Dec 15, 2016

Getting cheesy at Melt Bar and Grilled, Cleveland Heights, Ohio

For as long as I’ve known my wife, one of Punky’s dreams in retirement has been to run her own restaurant devoted to custom grilled cheese sandwiches and soups – one that not only delivers the basics but also features a large menu of specialty themed creations. 

It’s a great idea, but as we’ve learned it’s hardly a unique one.  Still, a successful idea is all about the execution.  And from what I experienced while travelling for work in Cleveland, you’d be challenged to find any place that does gourmet grilled cheese better than Melt Bar and Grilled.

The first Melt opened in 2006 in Lakewood, Ohio, a west-side suburb of Cleveland.  Its success has spawn six more locations in the Cleveland area, Akron and Columbus.  By 2010, word had spread to the Travel Channel and Food Network, and your usual food-themed hosts helped give Melt national recognition. 

After learning I’d be working in the Cleveland area for a while, I remembered Melt from these shows, and it didn’t take a lot of convincing for my co-workers and me to eventually plan an after-work “team building exercise” to our nearest Melt location in Cleveland Heights.  

Once you walk into a Melt Bar and Grilled (at least at this location), it doesn’t take long to realize the style and décor of the place is about as cheesy as their sandwiches.  I loved it.  Whether it’s the lighted figurines hanging on the shelves, the classic leg lamp, or beer and food signs from bygone eras, you’ll find plenty to distract you while your food and drinks are being prepared.

The centerpiece of the Cleveland Heights location was its huge rectangular wooden bar.  It goes a long way to fill up a rather cavernous brick-walled interior.  

The ceilings are quite tall and lined with what appears to be newer, although classically designed, aluminum tiles.  The duct work is prominently visible, adding to the building’s industrial feel.  It all comes together quite well, and although Melt seems to draw a sizable dinner crowd, it never feels too busy.

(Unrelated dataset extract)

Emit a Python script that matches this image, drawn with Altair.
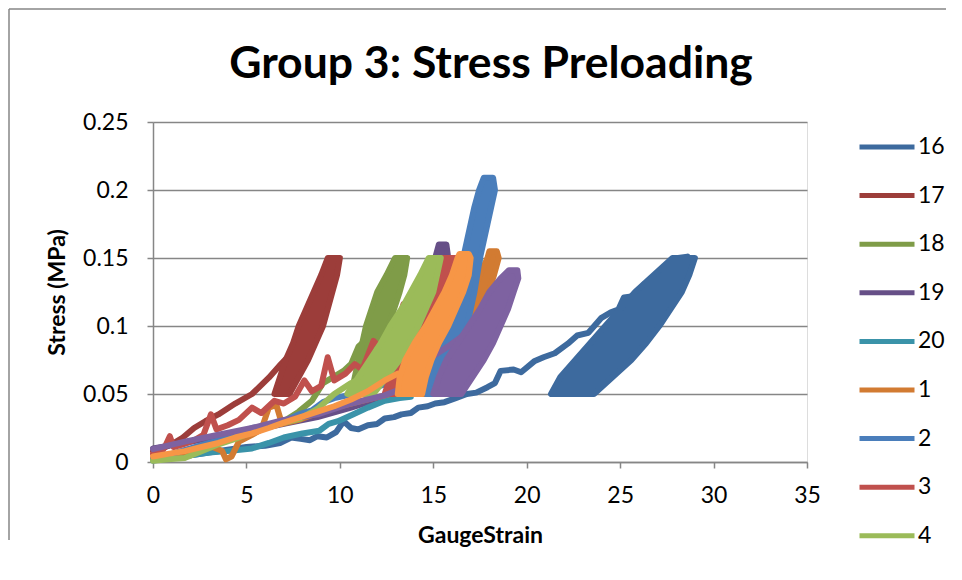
import altair as alt
import pandas as pd

SERIES = ["16", "17", "18", "19", "20", "1", "2", "3", "4", "5", "6"]
COLORS = ["#3D6A9E", "#9C3D3A", "#7F9C48", "#664F87", "#3A93A9", "#D27B32",
          "#4A7EBB", "#C0504D", "#9BBB59", "#7E62A1", "#F79646"]
LEGEND_SHOWN = ["16", "17", "18", "19", "20", "1", "2", "3", "4"]
TITLE = "Group 3: Stress Preloading"

X_TICKS = [0, 5, 10, 15, 20, 25, 30, 35]
Y_TICKS = [0, 0.05, 0.1, 0.15, 0.2, 0.25]

LEVELS = [0.05, 0.0625, 0.075, 0.0875, 0.1, 0.1125, 0.125, 0.1375, 0.15]

# ---- initial loading curves (strain, stress) ----
S16_X = [0, 1, 2, 3, 4, 5, 6, 6.8, 7.4, 7.9, 8.4, 8.8, 9.3, 9.8, 10.2, 10.6, 11.0, 11.5, 12.0, 12.4, 12.9,
         13.3, 13.8, 14.2, 14.7, 15.1, 15.6, 16.2, 16.8, 17.3, 17.9, 18.3, 18.6, 19.3, 19.7, 20.4, 20.9,
         21.5, 22.2, 22.7, 23.3, 24.0, 24.5, 24.9, 25.2, 25.8, 26.3, 26.8, 27.6, 28.1, 28.6]
S16_Y = [0.002, 0.003, 0.005, 0.007, 0.009, 0.011, 0.012, 0.014, 0.018, 0.017, 0.016, 0.019, 0.018, 0.022,
         0.030, 0.025, 0.024, 0.027, 0.028, 0.032, 0.033, 0.035, 0.036, 0.040, 0.041, 0.043, 0.044, 0.047,
         0.050, 0.051, 0.055, 0.058, 0.067, 0.068, 0.066, 0.074, 0.077, 0.080, 0.087, 0.093, 0.095, 0.106,
         0.110, 0.112, 0.121, 0.122, 0.131, 0.133, 0.143, 0.150, 0.151]
S17_X = [0, 0.5, 1.0, 1.6, 2.2, 2.8, 3.5, 4.4, 5.3, 6.2, 6.85, 7.4]
S17_Y = [0.008, 0.010, 0.013, 0.018, 0.025, 0.030, 0.035, 0.043, 0.050, 0.062, 0.072, 0.080]
S18_X = [0, 1, 2, 3, 4, 5, 6, 7, 7.8, 8.5, 9.1, 9.6, 10.2, 10.6, 11.0, 11.4, 11.8]
S18_Y = [0.003, 0.005, 0.008, 0.012, 0.016, 0.020, 0.025, 0.030, 0.037, 0.045, 0.058, 0.062, 0.067, 0.072,
         0.085, 0.090, 0.104]
S19_X = [0, 1.7, 3.5, 5.3, 7.0, 8.8, 10.6, 12.0, 12.9]
S19_Y = [0.010, 0.014, 0.019, 0.023, 0.028, 0.033, 0.040, 0.046, 0.050]
S20_X = [0, 1, 2, 3, 4, 5.3, 6.2, 7.0, 8.0, 8.9, 9.4, 9.9, 10.7, 11.5, 12.4, 13.2, 13.8]
S20_Y = [0.001, 0.003, 0.005, 0.007, 0.008, 0.010, 0.014, 0.018, 0.021, 0.023, 0.028, 0.030, 0.035, 0.040,
         0.045, 0.047, 0.048]
S1_X = [0, 0.8, 1.6, 2.4, 3.2, 3.7, 3.9, 4.2, 4.6, 5.3, 5.8, 6.2, 6.6, 6.9, 7.8, 8.8, 9.7, 10.6, 11.5, 12.4,
        13.2, 14.0, 14.4]
S1_Y = [0.003, 0.005, 0.007, 0.009, 0.011, 0.008, 0.002, 0.004, 0.015, 0.020, 0.024, 0.040, 0.042, 0.028,
        0.031, 0.036, 0.040, 0.043, 0.046, 0.049, 0.052, 0.055, 0.056]
S2_X = [0, 1, 2, 3, 4, 5.3, 6.2, 7.0, 7.8, 8.5, 9.1, 9.7, 10.4, 11.0, 11.7, 12.4, 13.2, 14.0, 14.6]
S2_Y = [0.003, 0.006, 0.010, 0.014, 0.018, 0.025, 0.027, 0.030, 0.035, 0.038, 0.044, 0.047, 0.049, 0.052,
        0.054, 0.057, 0.060, 0.062, 0.063]
S3_X = [0, 0.5, 0.7, 0.9, 1.1, 1.6, 2.2, 2.7, 3.1, 3.4, 4.0, 4.6, 5.3, 5.8, 6.5, 7.0, 7.6, 8.1, 8.5, 9.0,
        9.35, 9.7, 10.3, 10.8, 11.2, 11.8, 12.3, 12.8, 13.1, 13.4, 13.8, 14.2]
S3_Y = [0.006, 0.008, 0.013, 0.019, 0.011, 0.013, 0.016, 0.020, 0.035, 0.024, 0.027, 0.031, 0.040, 0.036,
        0.045, 0.043, 0.048, 0.060, 0.052, 0.056, 0.077, 0.060, 0.065, 0.072, 0.068, 0.089, 0.082, 0.095,
        0.101, 0.116, 0.108, 0.115]
S4_X = [0, 0.8, 1.7, 2.6, 3.5, 4.4, 5.3, 6.2, 7.0, 7.9, 8.8, 9.7, 10.6, 11.2]
S4_Y = [0.001, 0.002, 0.003, 0.008, 0.013, 0.017, 0.022, 0.026, 0.029, 0.032, 0.039, 0.050, 0.058, 0.062]
S5_X = [0, 1.7, 3.5, 5.3, 7.0, 8.8, 10.6, 12.4, 13.5, 14.3, 15.0, 15.8, 16.5, 17.2, 17.9, 18.4, 18.9, 19.2]
S5_Y = [0.0095, 0.015, 0.020, 0.025, 0.031, 0.035, 0.043, 0.049, 0.055, 0.065, 0.078, 0.085, 0.092, 0.098,
        0.106, 0.115, 0.125, 0.133]
S6_X = [0, 0.8, 1.7, 2.6, 3.5, 4.4, 5.3, 6.2, 7.0, 7.9, 8.8, 9.7, 10.6, 11.5, 12.4, 13.1]
S6_Y = [0.004, 0.006, 0.008, 0.011, 0.014, 0.018, 0.021, 0.025, 0.029, 0.033, 0.037, 0.041, 0.046, 0.052,
        0.060, 0.065]

# ---- cyclic preload bands: stress level, left strain, right strain ----
B16_Y = LEVELS
B16_L = [21.3, 21.8, 22.6, 23.4, 24.2, 25.0, 25.8, 26.8, 27.8]
B16_R = [23.6, 24.6, 25.6, 26.4, 27.1, 27.7, 28.3, 28.7, 29.0]
B17_Y = LEVELS
B17_L = [6.5, 6.8, 7.1, 7.5, 7.8, 8.2, 8.6, 9.0, 9.35]
B17_R = [7.3, 7.8, 8.3, 8.7, 9.1, 9.35, 9.6, 9.85, 10.0]
B18_Y = LEVELS
B18_L = [10.6, 10.8, 11.0, 11.2, 11.4, 11.7, 12.0, 12.5, 12.95]
B18_R = [11.4, 11.7, 12.0, 12.3, 12.6, 12.9, 13.2, 13.45, 13.6]
B19_Y = LEVELS + [0.16]
B19_L = [12.9, 13.1, 13.4, 13.7, 14.0, 14.3, 14.6, 14.9, 15.1, 15.3]
B19_R = [13.9, 14.2, 14.5, 14.8, 15.0, 15.2, 15.4, 15.6, 15.8, 15.7]
B20_Y = LEVELS
B20_L = [14.0, 14.4, 14.8, 15.2, 15.6, 16.0, 16.3, 16.6, 16.8]
B20_R = [15.2, 15.7, 16.2, 16.6, 16.9, 17.1, 17.3, 17.4, 17.5]
B1_Y = LEVELS + [0.155]
B1_L = [14.2, 14.6, 15.1, 15.6, 16.1, 16.6, 17.1, 17.5, 17.9, 18.0]
B1_R = [15.1, 15.7, 16.3, 16.9, 17.4, 17.7, 17.95, 18.25, 18.5, 18.4]
B2_Y = LEVELS + [0.1625, 0.175, 0.1875, 0.2, 0.209]
B2_L = [14.6, 14.9, 15.2, 15.5, 15.8, 16.0, 16.2, 16.4, 16.6, 16.8, 17.0, 17.2, 17.45, 17.7]
B2_R = [15.6, 15.9, 16.3, 16.6, 16.8, 17.0, 17.2, 17.35, 17.5, 17.7, 17.9, 18.1, 18.3, 18.2]
B3_Y = LEVELS
B3_L = [12.4, 12.7, 13.0, 13.4, 13.8, 14.2, 14.6, 15.0, 15.4]
B3_R = [13.4, 13.8, 14.2, 14.6, 15.0, 15.3, 15.6, 15.95, 16.3]
B4_Y = LEVELS
B4_L = [10.4, 11.0, 11.6, 12.2, 12.7, 13.3, 13.8, 14.3, 14.75]
B4_R = [11.8, 12.5, 13.2, 13.7, 14.2, 14.6, 15.0, 15.2, 15.4]
B5_Y = [0.05, 0.0625, 0.075, 0.0875, 0.1, 0.1125, 0.125, 0.135, 0.141]
B5_L = [15.0, 15.3, 15.7, 16.3, 16.9, 17.5, 18.0, 18.6, 19.05]
B5_R = [16.5, 17.1, 17.7, 18.2, 18.6, 19.0, 19.3, 19.55, 19.5]
B6_Y = LEVELS + [0.153]
B6_L = [13.1, 13.2, 13.5, 14.0, 14.6, 15.1, 15.6, 16.0, 16.3, 16.4]
B6_R = [14.4, 14.6, 14.9, 15.3, 15.8, 16.2, 16.6, 16.9, 17.0, 16.9]

LOADS = {"16": (S16_X, S16_Y), "17": (S17_X, S17_Y), "18": (S18_X, S18_Y), "19": (S19_X, S19_Y),
         "20": (S20_X, S20_Y), "1": (S1_X, S1_Y), "2": (S2_X, S2_Y), "3": (S3_X, S3_Y),
         "4": (S4_X, S4_Y), "5": (S5_X, S5_Y), "6": (S6_X, S6_Y)}
BANDS = {"16": (B16_Y, B16_L, B16_R), "17": (B17_Y, B17_L, B17_R), "18": (B18_Y, B18_L, B18_R),
         "19": (B19_Y, B19_L, B19_R), "20": (B20_Y, B20_L, B20_R), "1": (B1_Y, B1_L, B1_R),
         "2": (B2_Y, B2_L, B2_R), "3": (B3_Y, B3_L, B3_R), "4": (B4_Y, B4_L, B4_R),
         "5": (B5_Y, B5_L, B5_R), "6": (B6_Y, B6_L, B6_R)}

load_rows = []
for s in SERIES:
    xs, ys = LOADS[s]
    for i, (x, y) in enumerate(zip(xs, ys)):
        load_rows.append({"series": s, "i": i, "strain": x, "stress": y})
load_df = pd.DataFrame(load_rows)

band_rows = []
for s in SERIES:
    ys, ls, rs = BANDS[s]
    for y, l, r in zip(ys, ls, rs):
        band_rows.append({"series": s, "stress": y, "left": l, "right": r})
band_df = pd.DataFrame(band_rows)

FONT = "Lato"
GRAY = "#868686"
LW = 6

x_scale = alt.Scale(domain=[0, 35], nice=False, zero=False)
y_scale = alt.Scale(domain=[0, 0.25], nice=False, zero=False)
x_axis = alt.Axis(values=X_TICKS, title="GaugeStrain", grid=False, domainColor=GRAY, tickColor=GRAY,
                  domainWidth=1.5, tickWidth=1.5, tickSize=6, labelFontSize=23, labelColor="black",
                  labelPadding=16, labelFlush=False, titleFontSize=23, titleFontWeight="bold",
                  titleColor="black", titlePadding=17, labelFont=FONT, titleFont=FONT)
y_axis = alt.Axis(values=Y_TICKS, format="~g", title="Stress (MPa)", grid=True, gridColor=GRAY,
                  gridWidth=1.5, domainColor=GRAY, tickColor=GRAY, domainWidth=1.5, tickWidth=1.5,
                  tickSize=6, labelFontSize=23, labelColor="black", labelPadding=19, labelFlush=False,
                  titleFontSize=23, titleFontWeight="bold", titleColor="black", titlePadding=13,
                  labelFont=FONT, titleFont=FONT)

legend = alt.Legend(title=None, orient="none", legendX=704, legendY=-5, values=LEGEND_SHOWN,
                    symbolType="stroke", symbolStrokeWidth=5, symbolSize=3025, labelFontSize=23,
                    labelFont=FONT, labelColor="black", labelOffset=1, rowPadding=6.6, padding=0)

layers = []
for s, c in zip(SERIES, COLORS):
    band = alt.Chart(band_df).transform_filter(alt.datum.series == s).mark_area(
        orient="horizontal", color=c, stroke=c, strokeWidth=LW, strokeJoin="round", opacity=1
    ).encode(
        y=alt.Y("stress:Q", scale=y_scale, axis=y_axis),
        x=alt.X("left:Q", scale=x_scale, axis=x_axis),
        x2="right:Q",
    )
    line = alt.Chart(load_df).transform_filter(alt.datum.series == s).mark_line(
        strokeWidth=LW, strokeCap="round", strokeJoin="round"
    ).encode(
        x=alt.X("strain:Q", scale=x_scale, axis=x_axis),
        y=alt.Y("stress:Q", scale=y_scale, axis=y_axis),
        order="i:Q",
        color=alt.Color("series:N", scale=alt.Scale(domain=SERIES, range=COLORS), legend=legend),
    )
    layers += [line, band]

frame_src = pd.DataFrame({"k": [0]})
frame_left = alt.Chart(frame_src).mark_rule(color=GRAY, strokeWidth=1.5).encode(
    x=alt.value(-144), x2=alt.value(-144), y=alt.value(-113), y2=alt.value(418))
frame_top = alt.Chart(frame_src).mark_rule(color=GRAY, strokeWidth=1.5).encode(
    x=alt.value(-144), x2=alt.value(793), y=alt.value(-113), y2=alt.value(-113))
title_mark = alt.Chart(frame_src).mark_text(
    text=TITLE, font=FONT, fontSize=44.5, fontWeight="bold", color="black",
    align="center", baseline="alphabetic"
).encode(x=alt.value(338), y=alt.value(-44))

chart = alt.layer(frame_left, frame_top, title_mark, *layers).properties(
    width=654, height=340, padding=0,
).configure_view(stroke=None).configure(background="white")

chart.save("out.html", embed_options={"renderer": "svg", "actions": False})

After discussing several of the room’s more interesting knickknacks, my group and I turned our attention to the food.  I quickly ruled out the Melt Challenge listed at the bottom and after much deliberation, I chose a half-sized fried green tomato BLT for my sandwich.

It should also be noted that even the menus themselves are a little “cheesy.”  That’s because they’re printed on the back of album covers.  And, if my menu is any indication, it doesn’t have to be a classic album by any stretch. I suppose if you’re getting material from record store bargain bins, though, this selection would make sense.  

Although I was perfectly satisfied with my sandwich selection, the monthly specials were simply too fascinating for me to pass up entirely.  So, instead of the customary fries to accompany my half-sandwich, I substituted the kung pao brussels sprouts.  I also added the featured beer – a DuClaw El KaBong apricot chili ale – to wash it all down.   

Although it’s probably one of the less “experimental” sandwiches on the menu, I found the fried green tomato BLT worthy of praise, especially when you consider their touch of substituting seared pork belly for bacon.  If there’s one thing on this earth better than bacon, it’s pork belly.   The fried green tomatoes themselves were very well done and compared favorably to those you’d typically find in the Deep South.  But the star of the sandwich was the remoulade sauce.  Put simply, they nailed it!

As for the beer, I can safely say it was the best apricot chili ale I’ve ever had.  It was in all honesty quite tasty although it took a little getting used to the chili aftertaste that just kept you thirsty.      

The best thing I had for dinner, though, were the kung pao brussels sprouts.  The hoisin-style sauce used in roasting them took the concept of carmelization to a whole new level.  And the crushed peanut topping was an excellent complement.  It was an outstanding side dish and large enough to be a meal by itself.   

The only disappointing part of the meal was the cup of roasted garlic tomato soup I ordered as an add-on.  After all, what goes better with grilled cheese than tomato soup?  The coffee cup was another nice, cheesy touch, but the overall flavor of the soup – which seemed to be little more than crushed tomatoes and garlic – was a little bland for my taste.  

Still, Melt Bar and Grilled completely met my expectations, and its menu was so intriguing that I went back a few more times while I was working in Cleveland.  As you can imagine, Punky was less than excited to learn I had discovered Melt Bar andGrilled, but at least she has a good standard bearer to follow if she ever decides to own a similarly themed restaurant.